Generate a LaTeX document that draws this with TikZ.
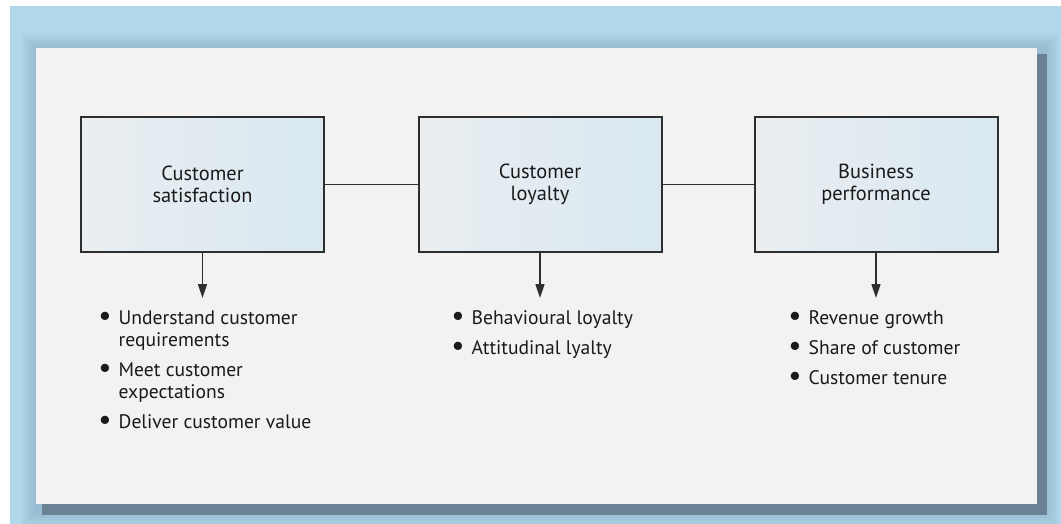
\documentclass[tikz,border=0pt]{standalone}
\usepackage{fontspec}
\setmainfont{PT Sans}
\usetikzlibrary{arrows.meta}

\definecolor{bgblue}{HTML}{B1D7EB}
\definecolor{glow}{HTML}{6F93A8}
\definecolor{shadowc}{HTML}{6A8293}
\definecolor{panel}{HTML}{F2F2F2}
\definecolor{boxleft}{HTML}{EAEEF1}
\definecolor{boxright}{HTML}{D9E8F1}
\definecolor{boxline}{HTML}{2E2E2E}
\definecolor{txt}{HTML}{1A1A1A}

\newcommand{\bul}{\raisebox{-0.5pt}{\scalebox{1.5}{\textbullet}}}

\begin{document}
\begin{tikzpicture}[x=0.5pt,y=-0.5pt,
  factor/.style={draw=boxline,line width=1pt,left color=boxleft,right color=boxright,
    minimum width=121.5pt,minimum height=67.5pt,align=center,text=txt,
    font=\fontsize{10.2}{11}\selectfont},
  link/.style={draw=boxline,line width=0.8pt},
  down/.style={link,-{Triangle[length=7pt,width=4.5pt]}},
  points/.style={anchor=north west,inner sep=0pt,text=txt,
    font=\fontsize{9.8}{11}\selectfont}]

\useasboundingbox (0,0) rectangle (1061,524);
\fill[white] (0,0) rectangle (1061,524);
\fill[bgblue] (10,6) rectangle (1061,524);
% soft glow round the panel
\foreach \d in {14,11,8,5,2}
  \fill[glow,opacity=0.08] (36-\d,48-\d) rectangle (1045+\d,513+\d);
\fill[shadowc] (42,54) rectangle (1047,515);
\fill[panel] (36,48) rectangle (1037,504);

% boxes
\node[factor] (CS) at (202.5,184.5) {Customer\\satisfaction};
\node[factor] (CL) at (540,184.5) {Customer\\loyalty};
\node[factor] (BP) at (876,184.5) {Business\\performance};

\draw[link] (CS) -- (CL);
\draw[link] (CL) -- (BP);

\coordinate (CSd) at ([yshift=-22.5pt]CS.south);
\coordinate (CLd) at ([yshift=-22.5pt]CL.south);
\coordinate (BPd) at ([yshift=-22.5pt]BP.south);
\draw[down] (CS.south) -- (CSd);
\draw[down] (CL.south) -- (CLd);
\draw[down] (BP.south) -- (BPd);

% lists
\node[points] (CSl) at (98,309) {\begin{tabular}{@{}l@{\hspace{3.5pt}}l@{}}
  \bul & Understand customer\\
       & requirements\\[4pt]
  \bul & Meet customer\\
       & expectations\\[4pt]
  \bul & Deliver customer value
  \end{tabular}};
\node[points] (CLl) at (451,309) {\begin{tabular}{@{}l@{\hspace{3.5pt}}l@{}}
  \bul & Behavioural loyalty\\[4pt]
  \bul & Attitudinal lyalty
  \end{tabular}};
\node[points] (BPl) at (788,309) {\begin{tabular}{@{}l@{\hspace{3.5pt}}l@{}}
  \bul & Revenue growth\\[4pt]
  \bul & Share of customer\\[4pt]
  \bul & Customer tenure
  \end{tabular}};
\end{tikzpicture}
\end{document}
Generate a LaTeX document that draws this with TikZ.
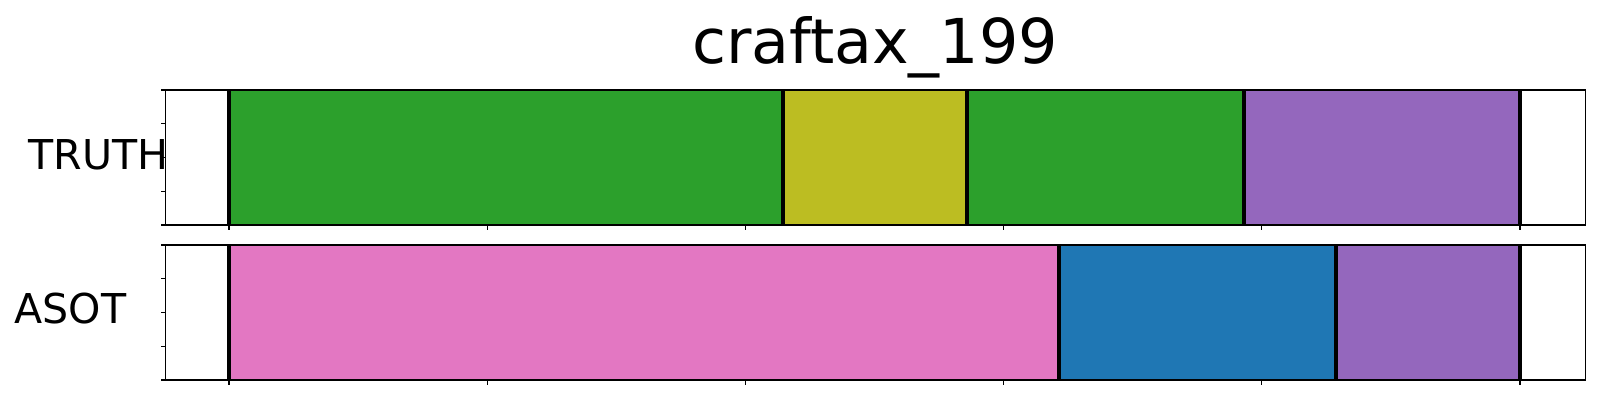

________________

## Required task
Transcribe each entry precisely as given, leaving the pictures out.

## Result for this exercise
Generate a LaTeX document that draws this with TikZ.
\documentclass[tikz,border=0pt]{standalone}
\usepackage{fontspec}
\setmainfont{PT Sans}
\usetikzlibrary{arrows.meta}

\definecolor{bgblue}{HTML}{B1D7EB}
\definecolor{glow}{HTML}{6F93A8}
\definecolor{shadowc}{HTML}{6A8293}
\definecolor{panel}{HTML}{F2F2F2}
\definecolor{boxleft}{HTML}{EAEEF1}
\definecolor{boxright}{HTML}{D9E8F1}
\definecolor{boxline}{HTML}{2E2E2E}
\definecolor{txt}{HTML}{1A1A1A}

\newcommand{\bul}{\raisebox{-0.5pt}{\scalebox{1.5}{\textbullet}}}

\begin{document}
\begin{tikzpicture}[x=0.5pt,y=-0.5pt,
  factor/.style={draw=boxline,line width=1pt,left color=boxleft,right color=boxright,
    minimum width=121.5pt,minimum height=67.5pt,align=center,text=txt,
    font=\fontsize{10.2}{11}\selectfont},
  link/.style={draw=boxline,line width=0.8pt},
  down/.style={link,-{Triangle[length=7pt,width=4.5pt]}},
  points/.style={anchor=north west,inner sep=0pt,text=txt,
    font=\fontsize{9.8}{11}\selectfont}]

\useasboundingbox (0,0) rectangle (1061,524);
\fill[white] (0,0) rectangle (1061,524);
\fill[bgblue] (10,6) rectangle (1061,524);
% soft glow round the panel
\foreach \d in {14,11,8,5,2}
  \fill[glow,opacity=0.08] (36-\d,48-\d) rectangle (1045+\d,513+\d);
\fill[shadowc] (42,54) rectangle (1047,515);
\fill[panel] (36,48) rectangle (1037,504);

% boxes
\node[factor] (CS) at (202.5,184.5) {Customer\\satisfaction};
\node[factor] (CL) at (540,184.5) {Customer\\loyalty};
\node[factor] (BP) at (876,184.5) {Business\\performance};

\draw[link] (CS) -- (CL);
\draw[link] (CL) -- (BP);

\coordinate (CSd) at ([yshift=-22.5pt]CS.south);
\coordinate (CLd) at ([yshift=-22.5pt]CL.south);
\coordinate (BPd) at ([yshift=-22.5pt]BP.south);
\draw[down] (CS.south) -- (CSd);
\draw[down] (CL.south) -- (CLd);
\draw[down] (BP.south) -- (BPd);

% lists
\node[points] (CSl) at (98,309) {\begin{tabular}{@{}l@{\hspace{3.5pt}}l@{}}
  \bul & Understand customer\\
       & requirements\\[4pt]
  \bul & Meet customer\\
       & expectations\\[4pt]
  \bul & Deliver customer value
  \end{tabular}};
\node[points] (CLl) at (451,309) {\begin{tabular}{@{}l@{\hspace{3.5pt}}l@{}}
  \bul & Behavioural loyalty\\[4pt]
  \bul & Attitudinal lyalty
  \end{tabular}};
\node[points] (BPl) at (788,309) {\begin{tabular}{@{}l@{\hspace{3.5pt}}l@{}}
  \bul & Revenue growth\\[4pt]
  \bul & Share of customer\\[4pt]
  \bul & Customer tenure
  \end{tabular}};
\end{tikzpicture}
\end{document}
Generate a LaTeX document that draws this with TikZ.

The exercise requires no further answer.